Anthony Albanese hugs Sam Kerr
 Australian PM Anthony Albanese hugs striker Sam Kerr at the FIFA Women’s World Cup. Image by Jono Searle/AAP PHOTOS 

He even had a dig at Anthony Albanese. “We see the Prime Minister and the governments, they love coming out to watch the Matildas and the Socceroos with scarves on – but they must lose them when they go home.

“I’d love to see it (soccer at the heart of Australian sport) but I don’t know if I will. There was a great legend in Australian football many, many years ago called Johnny Warren, who said ‘I told you so’ (that soccer would become really big) and nothing’s really happened since then either.

“We have a sport in Australia, AFL, which is, as Ange said, the Indigenous sport which is the biggest in the country and, at the end of the day, there’s a lot of funds and a lot of money put into AFL, but it’s only played in one country.

“And we’re playing in a world sport and we don’t get anywhere near the resources or the help that sport does.

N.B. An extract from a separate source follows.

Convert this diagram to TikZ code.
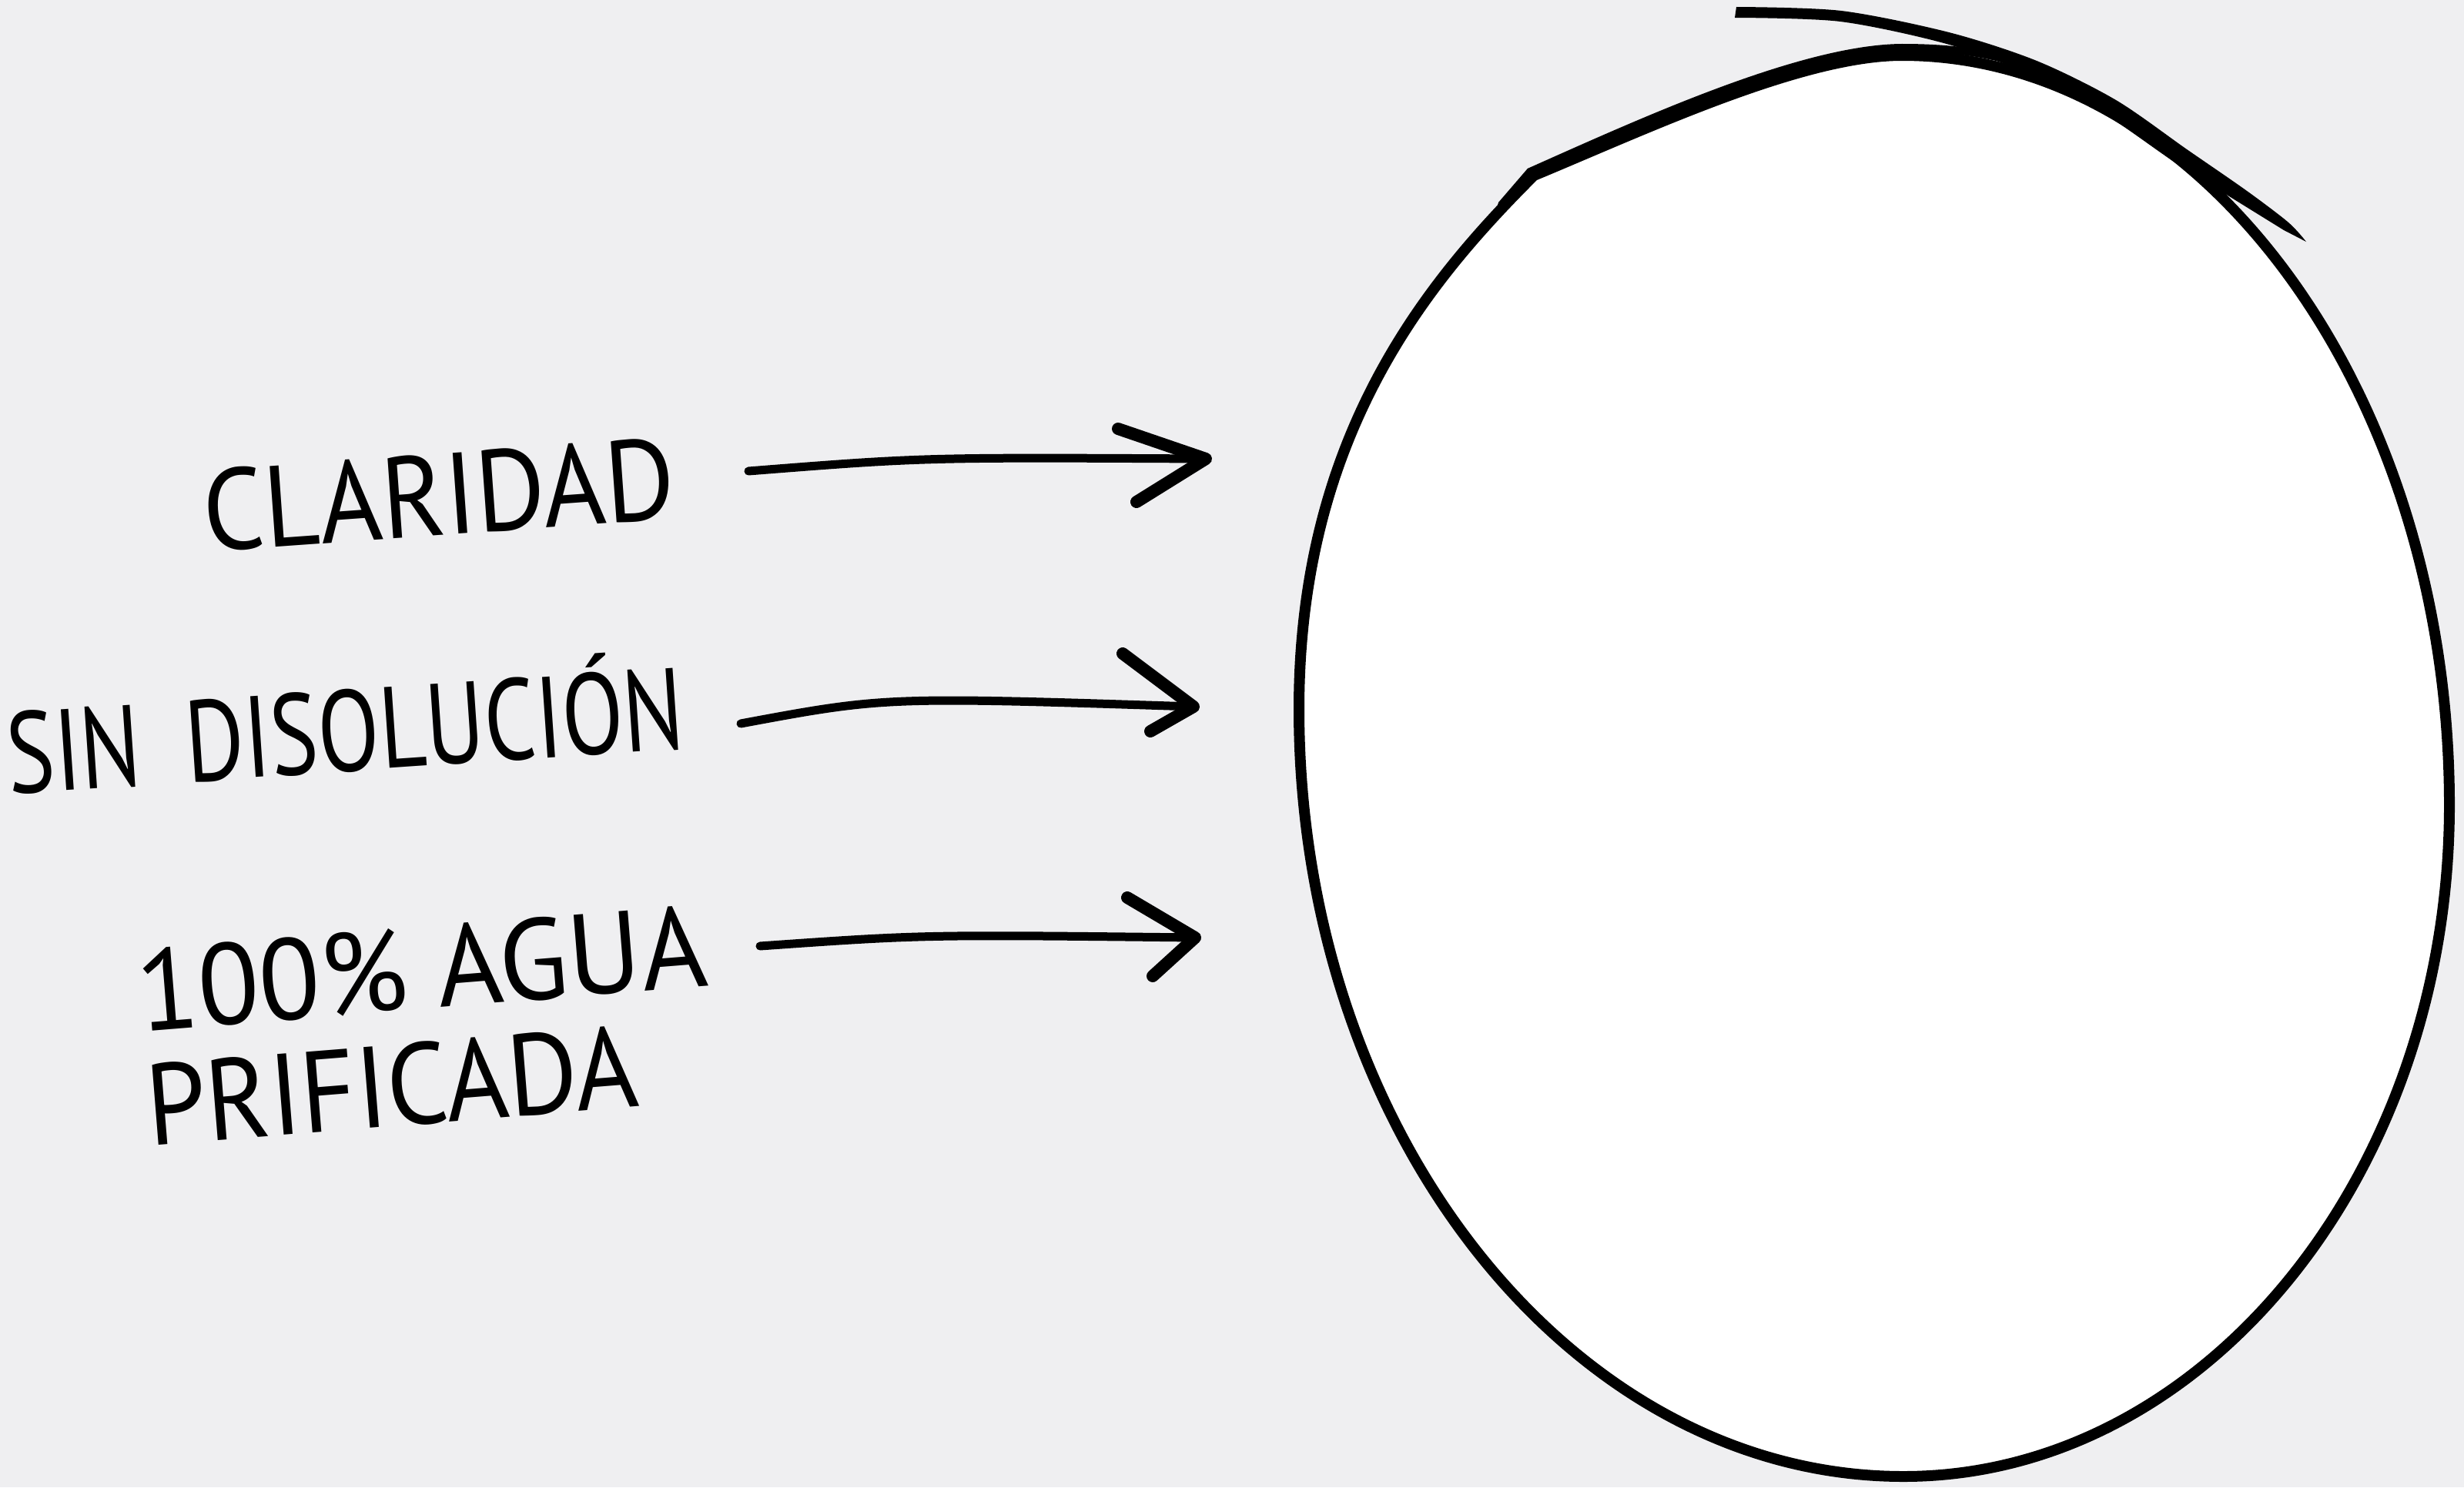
\documentclass[tikz,border=0pt]{standalone}
\usepackage{fontspec}
\setmainfont{PT Sans}
\usetikzlibrary{calc}
\definecolor{bg}{RGB}{239,239,241}
\newcommand\fitw[2]{\resizebox{#1}{\height}{#2}}
\tikzset{
  handtext/.style={inner sep=0pt, anchor=base west, font=\fontsize{150}{149}\selectfont},
  outline/.style={line width=14pt, line join=round, fill=white},
  shaft/.style={line width=11pt, line cap=round},
  barb/.style={line width=16pt, line cap=round, line join=round},
}
\begin{document}
\begin{tikzpicture}[x=1pt,y=-1pt]
\useasboundingbox (0,0) rectangle (3200,1932);
\fill[bg] (0,0) rectangle (3200,1932);

% oval: top, right, bottom, left, shoulder
\coordinate (oT) at (2470,72);
\coordinate (oR) at (3181,1046);
\coordinate (oB) at (2472,1918);
\coordinate (oL) at (1687,921);
\coordinate (oP) at (1992,228);
\draw[outline] (oT) .. controls (2861,72) and (3181,510) .. (oR)
  .. controls (3181,1526) and (2862,1918) .. (oB)
  .. controls (2040,1918) and (1687,1469) .. (oL)
  .. controls (1687,560) and (1860,360) .. (oP)
  .. controls (2139,167) and (2340,72) .. (oT) -- cycle;
% thickening stroke along the top-left
\draw[line width=10pt, line cap=round] (1950,266) -- (1987,223) .. controls (2133,158) and (2340,63) .. (2470,62) .. controls (2540,62) and (2590,70) .. (2640,88);
% tail stroke top-right
\fill plot[smooth] coordinates {(2255,9) (2391,14) (2531,42) (2645,79) (2748,130) (2840,194) (2918,248) (2972,289) (2995,314)} -- plot[smooth] coordinates {(2966,299) (2903,260) (2826,212) (2733,148) (2635,96) (2528,57) (2390,28) (2253,23)} -- cycle;

% labels
\node[handtext, rotate=4.1] (claridad) at (267,717) {\fitw{614pt}{CLARIDAD}};
\node[handtext, rotate=3.9] (sindis) at (12,1032) {\fitw{881pt}{SIN\hspace{0.5em}DISOLUCIÓN}};
\node[handtext, rotate=4.6] (agua) at (182,1340) {\vtop{\hbox{\fitw{742pt}{100\% AGUA}}\hbox{\fitw{640pt}{PRIFICADA}}}};

% arrows
\coordinate (a1s) at (972,612);
\coordinate (a1c) at (1200,594);
\coordinate (a1e) at (1566,596);
\coordinate (a1u) at (1452,557);
\coordinate (a1l) at (1476,652);
\draw[shaft] (a1s) .. controls (a1c) .. (a1e);
\draw[barb] (a1u) -- (a1e) -- (a1l);

\coordinate (a2s) at (962,940);
\coordinate (a2c) at (1150,905);
\coordinate (a2e) at (1550,918);
\coordinate (a2u) at (1458,849);
\coordinate (a2l) at (1494,950);
\draw[shaft] (a2s) .. controls (a2c) .. (a2e);
\draw[barb] (a2u) -- (a2e) -- (a2l);

\coordinate (a3s) at (987,1229);
\coordinate (a3c) at (1200,1214);
\coordinate (a3e) at (1552,1218);
\coordinate (a3u) at (1464,1166);
\coordinate (a3l) at (1497,1268);
\draw[shaft] (a3s) .. controls (a3c) .. (a3e);
\draw[barb] (a3u) -- (a3e) -- (a3l);
\end{tikzpicture}
\end{document}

“Whether you can believe that or not, we don’t have a home of football. When the Socceroos come to Sydney to train, we have to train on a rugby league field where they remove the posts and put soccer posts up, that’s the truth.

“We are the highest participation sport at grassroots and don’t have a home of football at all. The last three, four days, where’s England been? St George’s Park (England’s national football centre), a place that inspires players, a place where it’s a home, a place where you build a culture – and we don’t have anything like that.

Harry Kewell.
 Former Socceroo Harry Kewell. Image by David Crosling/AAP PHOTOS 

“After the World Cup, I said hopefully this will make something change and we’ll get government funding and help to inspire the kids’ lives and fulfil the kids’ dreams.

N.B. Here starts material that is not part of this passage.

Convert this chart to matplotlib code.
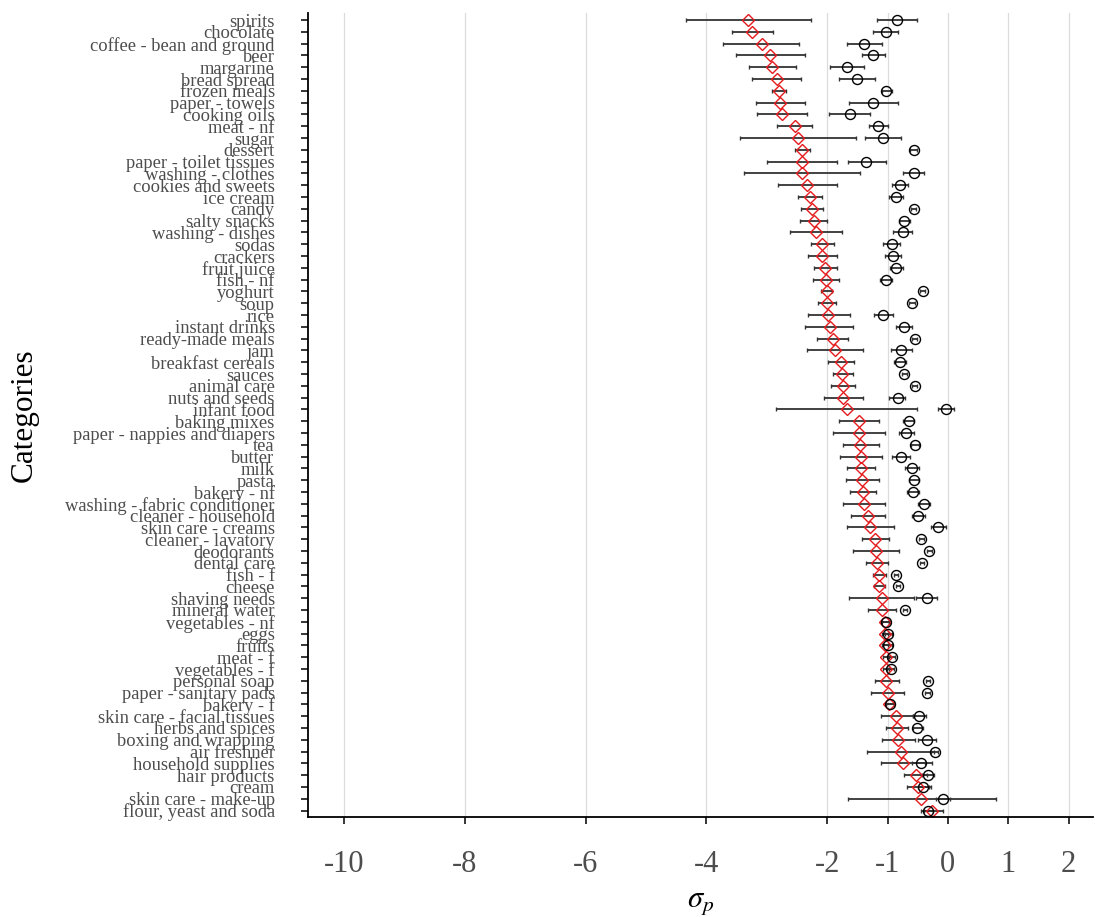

“We’ve had so many great footballers that have left the country because they’ve had to earn a living elsewhere to fulfil their dreams – Harry Kewell, Mark Viduka, Timmy Cahill, (Mark) Schwartzer, all these guys – and this generation is going to be the next.”

Of the prospect that the 2034 men’s World Cup will pass by Australia and go to Saudi Arabia, he added: “I’m not in the detail of 2034 but I will say that it would help the sport enormously to have a World Cup in Australia.

“And I think we showed that we’re great hosts. There’s a lot of work to do, but I do think with the generation of kids coming through, we can reinvigorate the sport.”